Shortage of homes over next 20 years threatens deepening housing crisis
19 March 2002
Britain is heading for a property shortage of more than a million homes by 2022 unless the current rate of housebuilding is dramatically increased, according to reports from the Joseph Rowntree Foundation (JRF). The evidence, being presented at the Foundation’s Centenary Housing Conference in London, reveals that the supply of housing is already falling behind demand faster than previously recognised.

» Housing shortage to quadruple: HIA – The Sydney Morning Herald, 19th March 2010.
» Construction industry says housing crisis has hit California – February 9, 2006.
» Shortage of homes over next 20 years threatens deepening housing crisis – March 19th, 2002.




6 Comments

  1. One day in the not too distant future Australians will learn that a house, is a house, is a house, and a house this year is just a rundown house in 20 years.

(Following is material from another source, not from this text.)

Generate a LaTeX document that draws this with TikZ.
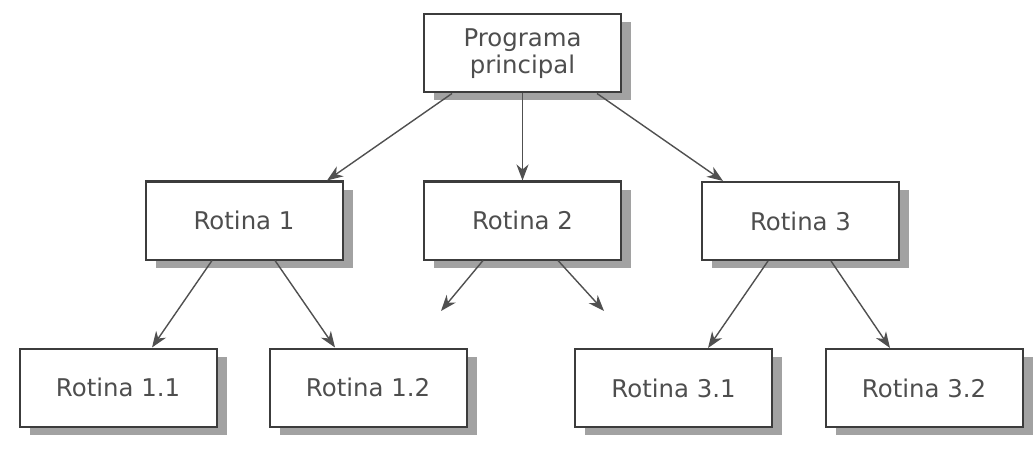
\documentclass[tikz,border=0pt]{standalone}
\usepackage{fontspec}
\setmainfont{DejaVu Sans}
\usetikzlibrary{arrows.meta,shadows}
\definecolor{boxgray}{HTML}{3C3C3C}
\definecolor{linegray}{HTML}{505050}
\definecolor{textgray}{HTML}{4E4E4E}
\definecolor{shadowgray}{HTML}{A2A2A2}
\begin{document}
\begin{tikzpicture}[x=0.5pt,y=0.5pt,
		rotbox/.style={draw=boxgray, line width=1pt, fill=white, minimum width=98.5pt,
			minimum height=39pt, inner sep=0pt, text=textgray, align=center,
			font=\fontsize{12.2}{13.5}\selectfont,
			drop shadow={shadow xshift=5pt, shadow yshift=-4pt, fill=shadowgray, opacity=1}},
		link/.style={draw=linegray, line width=0.7pt, -{Stealth[length=8pt,width=6pt,inset=2.5pt]}}]
		\useasboundingbox (0,0) rectangle (1036,-454);
		% boxes
		\node [rotbox] (prog) at (522.5,-53.5) {Programa\\principal};
		\node [rotbox] (r1) at (244,-220.5) {Rotina 1};
		\node [rotbox] (r2) at (522.5,-220.5) {Rotina 2};
		\node [rotbox] (r3) at (800.5,-221) {Rotina 3};
		\node [rotbox] (r11) at (118,-387.5) {Rotina 1.1};
		\node [rotbox] (r12) at (368,-387.5) {Rotina 1.2};
		\node [rotbox] (r31) at (673.5,-388) {Rotina 3.1};
		\node [rotbox] (r32) at (924,-388) {Rotina 3.2};
		\coordinate (r2a) at (441,-311);
		\coordinate (r2b) at (604,-311);
		% arrows
		\draw [link] ([xshift=-35.25pt]prog.south) -- ([xshift=41.5pt]r1.north);
		\draw [link] (prog.south) -- (r2.north);
		\draw [link] ([xshift=37.25pt]prog.south) -- ([xshift=-38.75pt]r3.north);
		\draw [link] ([xshift=-16pt]r1.south) -- ([xshift=17pt]r11.north);
		\draw [link] ([xshift=15.5pt]r1.south) -- ([xshift=-16.5pt]r12.north);
		\draw [link] ([xshift=-19.75pt]r2.south) -- (r2a);
		\draw [link] ([xshift=17.75pt]r2.south) -- (r2b);
		\draw [link] ([xshift=-16.25pt]r3.south) -- ([xshift=17.25pt]r31.north);
		\draw [link] ([xshift=15.25pt]r3.south) -- ([xshift=-17pt]r32.north);
\end{tikzpicture}
\end{document}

    The price of that house is much more dependant on the money supply than it is supply and demand. Yet most people don’t like looking at the nuts and bolts of monetary economics because it seems too complicated, when in reality it is quite simple.

  2. Chris. Totally Agree….

    Most people I know with homes moan about how expensive it is to own and maintain……but they continue to buy bigger and more of them……..

    Oh well……been told I’m an idiot too many times to care for these people any more.

  3. The problems with buying a house are manifold (and generally overlooked). The pressure on tradesmen generally leads to shortcuts in construction, and the inspection scheme is not entirely foolproof – NO inspection scheme is foolproof. Obviously “you get what you pay for” so the more costly accommodation will generally be better fitted out, however even the best appliances age, and people buying overlook the fact that, as well as paying off the Mortgage (interest and capital), there is going to be a cost attached to replacement of fittings at some stage in the next 25 years.

    Add to this the energy costs of heating (and maybe cooling) the larger properties, costs of keeping the pool in a habitable condition, even costs of watering the garden, especially in the present climate of anticipated big increases (65%) in electricity costs – and the costs of lunbering oneself with a very fixed, immovable “Consumer Durable masquerading as an Asset” are high!

    As if to add insult to injury, it’s now far cheaper to rent a property than it is to “rent” the money to purchase the property from ANY Australian banks (and you don’t keen to tie up a whopping chunk of YOUR capital, which YOU have had to work for, in a rental property either).

  4. If you look at the ABS data on occupants per dwelling, this has been decreasing for a few decades. On top of that we have had recent news reports that indicate that the average australian house is bigger than ever before and bigger than the average US house. These facts combined show we can’t possibly have a housing shortage. We have bigger houses than ever with fewer people in them, how can that be a shortage? This data just does not support the proposition.